Islamic woman files discrimination suit against former employer, Cascadia Behavioral Healthcare

The Oregonian, Oct. 10, 2016

muslim-prayers

Muslims at prayer.

UPDATE: This story has been updated with new information — including from the Oregon Bureau of Labor and Industries, which found that former employee Sharmin Rahman hadn’t proven discrimination.

A woman of Islamic faith who was hired as a case manager at Cascadia Behavioral Healthcare has filed a $1 million lawsuit against her former employer — claiming she was fired after she refused to shake the hand of a male boss, wore a head scarf on the job and asked for time to pray during the work day.

Cascadia Behavioral Healthcare, Southeast Portland

Cascadia Behavioral Healthcare, Southeast Portland

Sharmin Rahman’s lawsuit states that after starting her job on Dec. 1, 2014, she met a senior director, Royce Bowline. When Bowline tried to shake Rahman’s hand, Rahman declined by explaining that her faith prohibited her from shaking the hands of men, according to the lawsuit filed Friday in Multnomah County Circuit Court.

The suit claims that afterward, a female employee, Bethany Kuhn, questioned her about it, allegedly saying, “I was told that you did not shake Royce’s hand. Did you know that he is our boss?”

The suit states that Rahman responded, “Yes, but that does not change things. I can’t shake his hand.”

A spokeswoman for Cascadia Behavioral Healthcare declined to comment, citing the pending litigation.

“We strive to treat all employees fairly and equitably,” wrote spokeswoman Samantha Ridderbusch.

The nonprofit employs 900 people in the Portland area and greater Willamette Valley. It offers assistance to about 15,000 people each year who are homeless or have problems with addictions or mental health.

Rahman was born in Bangladesh and her ethnic background is South Asian, according to the suit. She speaks with an accent, but started learning British English when she was in kindergarten. The suit states that she has a master’s degree in social work.

She was fired on April 14, 2015 — and the reason listed was “Inability or Not Qualified,” the suit states. Rahman was given no warnings about her performance and hadn’t been disciplined before her firing, according to the suit.

Among allegedly discriminatory episodes in her 4 ½ months on the job, according to her lawsuit:

  • Rahman prayed up to three times during the work day in her locked office, with a sign hanging on the door that read “Do not disturb.” The suit states that although Rahman explained her need to pray, an employee who Rahman supervised interrupted her four times by knocking on her office door and then unlocking the door and entering the office.
  • At least twice, Rahman’s supervisor, Elizabeth Miller, asked her about whether the head and neck scarves she wore posed a safety problem because a client could pull on the scarf.
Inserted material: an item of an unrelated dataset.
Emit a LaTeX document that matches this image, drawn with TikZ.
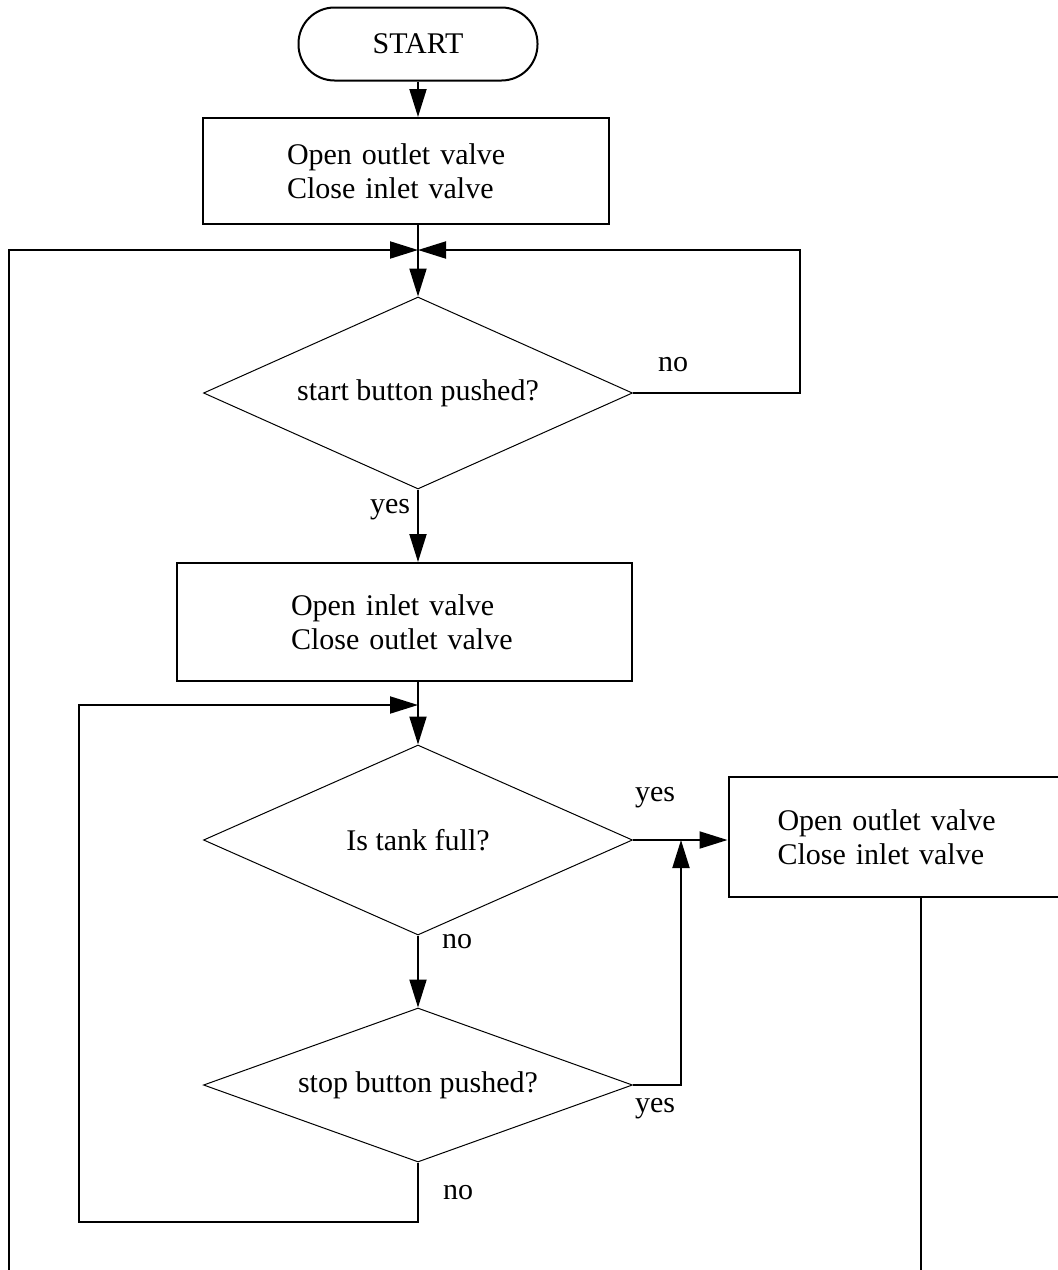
\documentclass[tikz,border=0pt]{standalone}
\usepackage{fontspec}
\setmainfont{Liberation Serif}
\usetikzlibrary{arrows.meta, shapes.geometric}

\begin{document}
\begin{tikzpicture}[x=0.5pt, y=-0.5pt, font=\fontsize{15}{17}\selectfont,
  conn/.style={line width=1pt},
  arr/.style={line width=1pt, -{Triangle[length=14pt, width=8.5pt]}},
  box/.style={draw, line width=1pt, align=left, inner ysep=0pt, minimum height=#1},
  decision/.style={draw, diamond, line width=0.5pt, aspect=2, inner sep=0pt, minimum width=214.5pt, minimum height=#1},
  lbl/.style={inner sep=0pt}]
\useasboundingbox (0,0) rectangle (1058,1270);
\clip (0,0) rectangle (1058,1270);

\node[draw, line width=1pt, rounded corners=18pt, minimum width=119.5pt, minimum height=36.5pt] (start) at (418,44) {START};
\node[box=53pt, text width=119pt, inner xsep=42pt] (open1) at (406,171) {Open outlet valve\\Close inlet valve};
\node[decision=96pt] (push1) at (418,393) {start button pushed?};
\node[box=59pt, text width=113.5pt, inner xsep=57pt] (open2) at (404.5,622) {Open inlet valve\\Close outlet valve};
\node[decision=95pt] (full) at (418,840) {Is tank full?};
\node[decision=77pt] (push2) at (418,1085) {stop button pushed?};
\node[box=60pt, text width=143.5pt, inner xsep=24.5pt] (open3) at (921,837) {Open outlet valve\\Close inlet valve};

\coordinate (j1) at (418,250);
\coordinate (r1) at (800,250);
\coordinate (j2) at (418,705);
\coordinate (l1) at (79,1222);
\coordinate (k1) at (681,840);
\coordinate (bl) at (9,1280);

\draw[arr] (start) -- (start.south |- open1.north);
\draw[arr] (open1.south -| push1) -- (push1.north);
\draw[arr] (bl) |- (j1);
\draw[arr] (push1.east) -| (r1) -- (j1);
\draw[arr] (push1.south) -- (push1.south |- open2.north);
\draw[arr] (open2.south -| full) -- (full.north);
\draw[arr] (full.east) -- (full.east -| open3.west);
\draw[arr] (full.south) -- (push2.north);
\draw[arr] (push2.east) -| (k1);
\draw[arr] (push2.south) |- (l1) |- (j2);
\draw[conn] (open3.south) -- (open3.south |- bl);

\node[lbl] (no1) at (673,365) {no};
\node[lbl] (yes1) at (390,510) {yes};
\node[lbl] (yes2) at (655,798) {yes};
\node[lbl] (no2) at (457,942) {no};
\node[lbl] (yes3) at (655,1109) {yes};
\node[lbl] (no3) at (458,1193) {no};
\end{tikzpicture}
\end{document}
Rahman responded by saying no one had touched her scarves before.
  • Rahman’s supervisor, Miller, offended her several times by watching her while she ate traditional foods from Bangladesh for lunch, according to the suit. Miller “derisively said ‘what are you eating,'” the suit states.
  • Although Rahman wasn’t told her accent was a problem when she was hired, Rahman’s supervisor and another employee, Kuhn, “parroted” the way she spoke English — prompting her to cry, the suit states. Kuhn expressed surprise she went to Portland State University and told her she should go back to school to learn English, according to the suit.
  • Miller and Kuhn told Rahman that she wasn’t able to keep up to date with technology because of her age. The suit says the pair “mocked (Rahman) because she typed with her index finger.” According to a report by the Oregon Bureau of Labor and Industries, Rahman was approximately 50 years old at the time.
  • The suit states that Miller would smoke during “walk-and-talk” meetings, despite Rahman asking her not to and requesting reasonable accommodation for her asthma.

Rahman is claiming not only religious discrimination, but discrimination based on her ethnicity, national origin and disability of asthma.

After her firing, Rahman complained to the state Bureau of Labor and Industries. An investigator there determined in July 2016 that Rahman hadn’t presented enough evidence to prove her case of discrimination based on religion or disability.

According to the investigator’s report, Cascadia said Rahman was having trouble using the organization’s software, wrote poorly constructed sentences and had been put on a “written warning with action plan” less than two months after her hiring.

The investigator also wrote that Cascadia defended itself by saying that Rahman didn’t complain about some alleged incidents, including that she was interrupted during prayer or that her supervisor made a funny face while looking at her lunch.

The suit seeks up to $500,000 in noneconomic for humiliation, anxiety and distress. The suit seeks $500,000 for economic damages that include past and future lost wages and benefits.

Rahman also is seeking her job back.

Portland attorneys Daniel Snyder, Carl Post and John Burgess are representing Rahman.